# [GIVEN REQUEST]
Reproduce the listing below without changes, except that pictures are left out.

# [RECORDED INFORMATION]
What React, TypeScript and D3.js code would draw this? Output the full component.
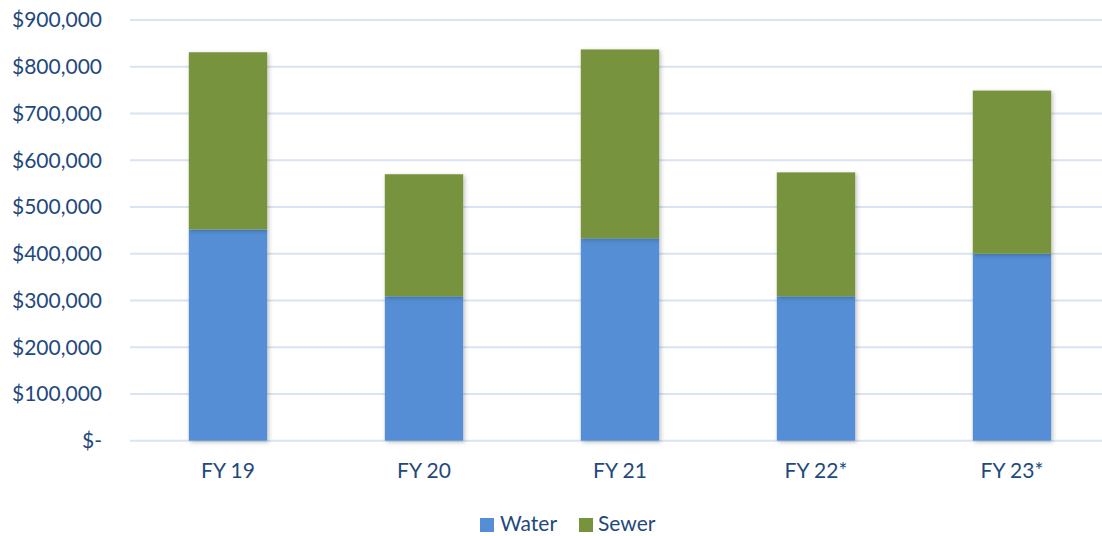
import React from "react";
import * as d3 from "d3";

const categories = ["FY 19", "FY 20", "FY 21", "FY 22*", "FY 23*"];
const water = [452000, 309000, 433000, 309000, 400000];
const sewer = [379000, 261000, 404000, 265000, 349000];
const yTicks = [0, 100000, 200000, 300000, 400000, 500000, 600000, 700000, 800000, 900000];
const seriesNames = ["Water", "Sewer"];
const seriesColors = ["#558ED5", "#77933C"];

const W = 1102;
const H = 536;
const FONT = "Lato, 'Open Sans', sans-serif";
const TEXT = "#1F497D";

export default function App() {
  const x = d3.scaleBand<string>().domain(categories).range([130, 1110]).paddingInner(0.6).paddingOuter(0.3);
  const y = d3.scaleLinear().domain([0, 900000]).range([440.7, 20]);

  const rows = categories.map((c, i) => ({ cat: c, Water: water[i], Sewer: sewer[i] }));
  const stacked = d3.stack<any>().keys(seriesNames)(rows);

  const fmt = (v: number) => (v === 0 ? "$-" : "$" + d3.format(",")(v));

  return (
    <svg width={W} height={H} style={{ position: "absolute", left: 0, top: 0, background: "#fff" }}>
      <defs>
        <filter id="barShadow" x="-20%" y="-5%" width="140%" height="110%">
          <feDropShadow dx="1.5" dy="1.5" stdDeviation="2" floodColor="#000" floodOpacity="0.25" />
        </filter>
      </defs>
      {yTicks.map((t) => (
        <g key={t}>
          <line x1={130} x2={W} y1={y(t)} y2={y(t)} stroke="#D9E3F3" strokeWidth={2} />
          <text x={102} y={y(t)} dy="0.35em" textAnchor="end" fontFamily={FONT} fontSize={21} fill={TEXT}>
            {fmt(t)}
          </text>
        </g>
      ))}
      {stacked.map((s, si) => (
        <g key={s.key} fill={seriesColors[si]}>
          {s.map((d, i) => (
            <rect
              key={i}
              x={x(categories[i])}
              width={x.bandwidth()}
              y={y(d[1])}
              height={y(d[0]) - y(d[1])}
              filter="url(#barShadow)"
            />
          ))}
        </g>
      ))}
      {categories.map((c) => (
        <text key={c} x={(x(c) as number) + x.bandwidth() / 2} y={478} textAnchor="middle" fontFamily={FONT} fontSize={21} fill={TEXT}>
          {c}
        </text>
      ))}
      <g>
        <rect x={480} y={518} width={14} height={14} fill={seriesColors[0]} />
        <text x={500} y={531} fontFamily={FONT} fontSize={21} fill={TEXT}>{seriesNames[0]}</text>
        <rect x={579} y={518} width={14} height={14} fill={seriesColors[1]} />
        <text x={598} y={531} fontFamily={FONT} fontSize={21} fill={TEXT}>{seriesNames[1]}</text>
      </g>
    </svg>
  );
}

# [EXERCISE OUTPUT]
What React, TypeScript and D3.js code would draw this? Output the full component.
import React from "react";
import * as d3 from "d3";

const categories = ["FY 19", "FY 20", "FY 21", "FY 22*", "FY 23*"];
const water = [452000, 309000, 433000, 309000, 400000];
const sewer = [379000, 261000, 404000, 265000, 349000];
const yTicks = [0, 100000, 200000, 300000, 400000, 500000, 600000, 700000, 800000, 900000];
const seriesNames = ["Water", "Sewer"];
const seriesColors = ["#558ED5", "#77933C"];

const W = 1102;
const H = 536;
const FONT = "Lato, 'Open Sans', sans-serif";
const TEXT = "#1F497D";

export default function App() {
  const x = d3.scaleBand<string>().domain(categories).range([130, 1110]).paddingInner(0.6).paddingOuter(0.3);
  const y = d3.scaleLinear().domain([0, 900000]).range([440.7, 20]);

  const rows = categories.map((c, i) => ({ cat: c, Water: water[i], Sewer: sewer[i] }));
  const stacked = d3.stack<any>().keys(seriesNames)(rows);

  const fmt = (v: number) => (v === 0 ? "$-" : "$" + d3.format(",")(v));

  return (
    <svg width={W} height={H} style={{ position: "absolute", left: 0, top: 0, background: "#fff" }}>
      <defs>
        <filter id="barShadow" x="-20%" y="-5%" width="140%" height="110%">
          <feDropShadow dx="1.5" dy="1.5" stdDeviation="2" floodColor="#000" floodOpacity="0.25" />
        </filter>
      </defs>
      {yTicks.map((t) => (
        <g key={t}>
          <line x1={130} x2={W} y1={y(t)} y2={y(t)} stroke="#D9E3F3" strokeWidth={2} />
          <text x={102} y={y(t)} dy="0.35em" textAnchor="end" fontFamily={FONT} fontSize={21} fill={TEXT}>
            {fmt(t)}
          </text>
        </g>
      ))}
      {stacked.map((s, si) => (
        <g key={s.key} fill={seriesColors[si]}>
          {s.map((d, i) => (
            <rect
              key={i}
              x={x(categories[i])}
              width={x.bandwidth()}
              y={y(d[1])}
              height={y(d[0]) - y(d[1])}
              filter="url(#barShadow)"
            />
          ))}
        </g>
      ))}
      {categories.map((c) => (
        <text key={c} x={(x(c) as number) + x.bandwidth() / 2} y={478} textAnchor="middle" fontFamily={FONT} fontSize={21} fill={TEXT}>
          {c}
        </text>
      ))}
      <g>
        <rect x={480} y={518} width={14} height={14} fill={seriesColors[0]} />
        <text x={500} y={531} fontFamily={FONT} fontSize={21} fill={TEXT}>{seriesNames[0]}</text>
        <rect x={579} y={518} width={14} height={14} fill={seriesColors[1]} />
        <text x={598} y={531} fontFamily={FONT} fontSize={21} fill={TEXT}>{seriesNames[1]}</text>
      </g>
    </svg>
  );
}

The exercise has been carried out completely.